В повести «Черные дыры» эта тема заявлена в самом названии. Загадочные, непроглядные ямы в космическом пространстве, образно названные черными дырами, — это и пропасти между людьми, утратившими способность к взаимопониманию, способность открываться навстречу друг другу. Человек же, обреченный на одиночество, не может быть полноценной личностью. Жизнь для себя и на себя ведет к тотальному опустошению души, к ее безвременному отмиранию. Это и произошло с героем повести — человеком внешне активным, предприимчивым, сколотившим удачливыми маклерскими операциями на черном рынке недвижимостей целое состояние. Мы знакомимся с героем в тот момент его жизни, когда он узнает о том, что неизлечимо болен раком. Эта кризисная ситуация ожидания смерти не раз использовалась в мировой литературе; в качестве одного из примеров можно назвать хорошо известный у нас роман польского писателя Е. Ставиньского «Час пик». Но если герой Ставиньского испытывает перед ликом надвигающейся смерти глубокое душевное прозрение, то в повести Гудеца ничего подобного не происходит. Герой «Черных дыр» практически ни в чем не меняет своих привычек, и учащающиеся приступы болезни не могут всерьез поколебать автоматизма его поведения. Он уже не в состоянии задуматься о смысле своей ускользающей жизни, а мысль о памяти, которая останется после него на земле, не простирается дальше заботы о распределении между своими бывшими женами сбережений, хранящихся на сберкнижках. Его непривычные, робкие попытки поделиться с кем-нибудь своими тревогами кончаются неудачей. Никто не склонен вникать в его личные переживания. Деньги, ради обладания которыми он пожертвовал всем прочим, составлявшие до сих пор единственное содержание и цель его жизни, бессильны вернуть то, что он давно и безнадежно растратил.
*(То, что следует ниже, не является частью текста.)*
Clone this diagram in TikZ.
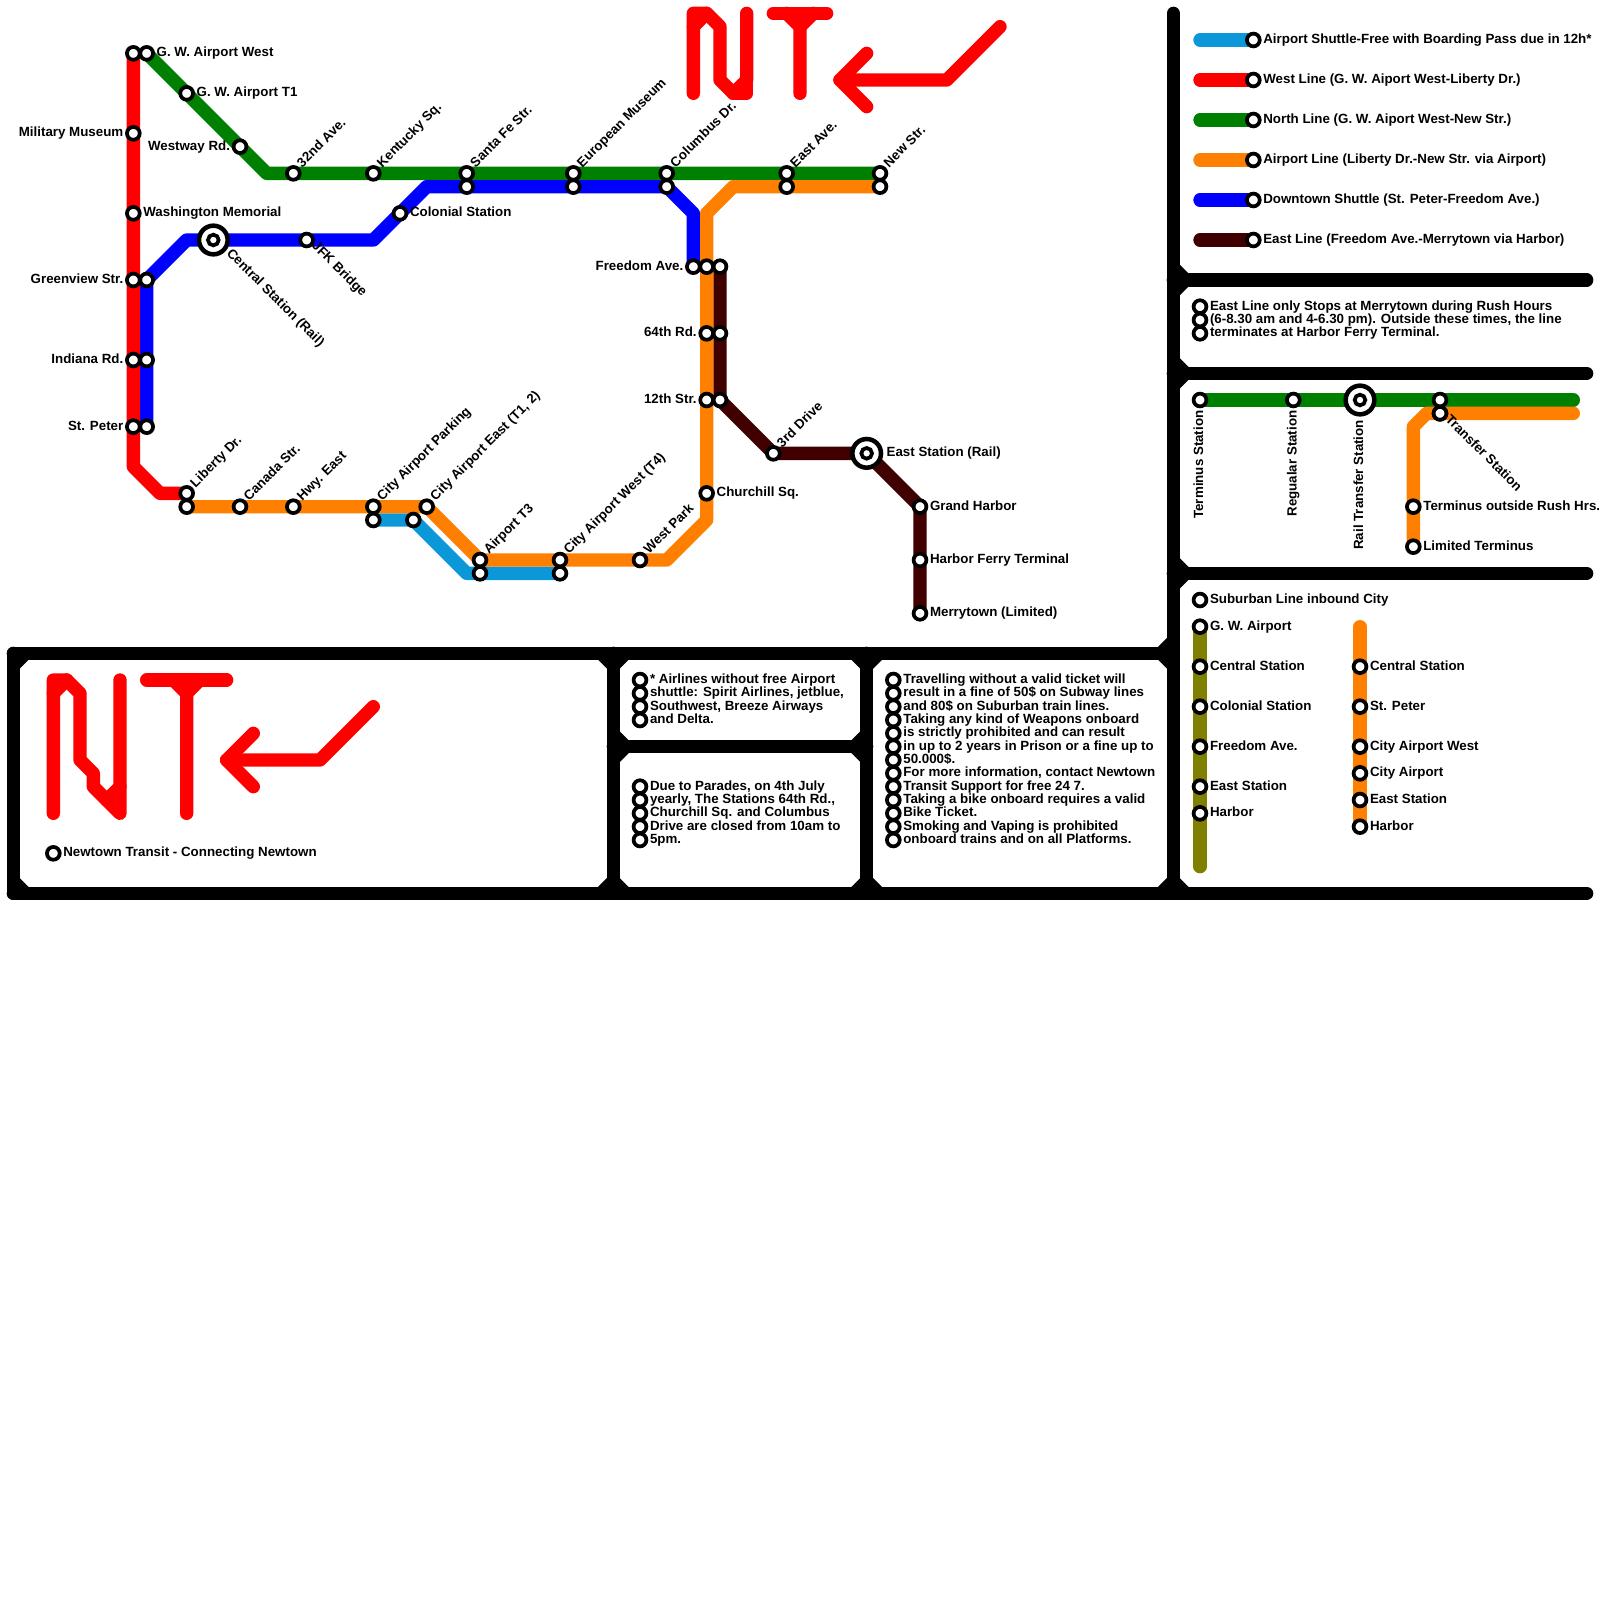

Повесть написана от лица героя. Врач по профессии, Иван Гудец сдержанно передает картину постепенного обострения болезни — она служит лишь фоном для внутреннего самораскрытия личности. «Потерпевший крушение по собственной прихоти», — однажды иронически отозвался о герое его приятель. В контексте повести эта фраза обретает значение горькой, обобщающей эпитафии.
Усиливающееся внимание современной словацкой прозы к проблемам нравственности, к духовному содержанию жизни, к анализу подвижного и многообразного соотношения человека и общества всецело отвечает потребностям времени. Аналогичные проблемы волнуют и нас, особенно в последние годы, когда концепцией перестройки была подчеркнута неповторимая значимость каждой человеческой личности, призванной внести посильный вклад в общее дело совершенствования социалистического общежития. Думается, что однотомник повестей словацких писатели найдет в нашей стране заинтересованного читателя.
Альфонз Беднар
ЧАСЫ И МИНУТЫ
© Alfonz Bednár, 1956, 1980
С кошицкого аэродрома поднялся в воздух самолет, двое в нем осмотрелись, увидели друг друга и оба сделали для себя ужасное открытие — что он жив, что она здесь.
Инженера Митуха бросило в дрожь от страха, какого он никогда не испытывал, не то чтобы очень сильного, но непонятного, и, увидев в иллюминатор, как земля накренилась и уходит вглубь, он нашел в этом некую аналогию с недавним прошлым, на которое уже неохота оглядываться и в котором теперь не все видится отчетливо… Глядя на удалявшуюся землю, он без конца спрашивал себя: значит, она здесь? Не в Германии, не в Америке? Ведь собиралась уехать. Козыряла этим. Что она здесь делает?.. Страх, пусть и не сильный, но какой-то странный и неизъяснимый, имеющий связь не с ним одним, а со многими людьми, заставлял его время от времени поглядывать на эту женщину.
Земля перестала удаляться и выровнялась. Самолет гудел и рокотал звонким мерным голосом, иногда чуть-чуть покачивая крыльями. Белые облачка убегали назад, мелкие и реденькие.
Митух смотрел на Гизелу Габорову.
Она сидела на другой стороне, тремя рядами впереди, отвернувшись лицом к окну. Гизела поразилась, увидев инженера Митуха, но подавила удивление и страх, призвав на помощь самообладание, которое всегда служило ей надежным щитом и от себя, и от других. Прекрасный вид с самолета на землю порой немного отвлекал ее от стучавших в голове вопросов: значит, он здесь? Немцы не поймали его? Он от них ускользнул? И не умер тогда от раны и заражения? А был такой бледный, даже говорить не мог. Это он… Взгляд ее был прикован к бегущему внизу крохотному поезду.
Пассажиры занялись кто чем — одни взялись за газеты, другие закурили, кто-то задремал, там и сям разговаривали, а четверо молодых парней пустили по кругу початую бутылку вина.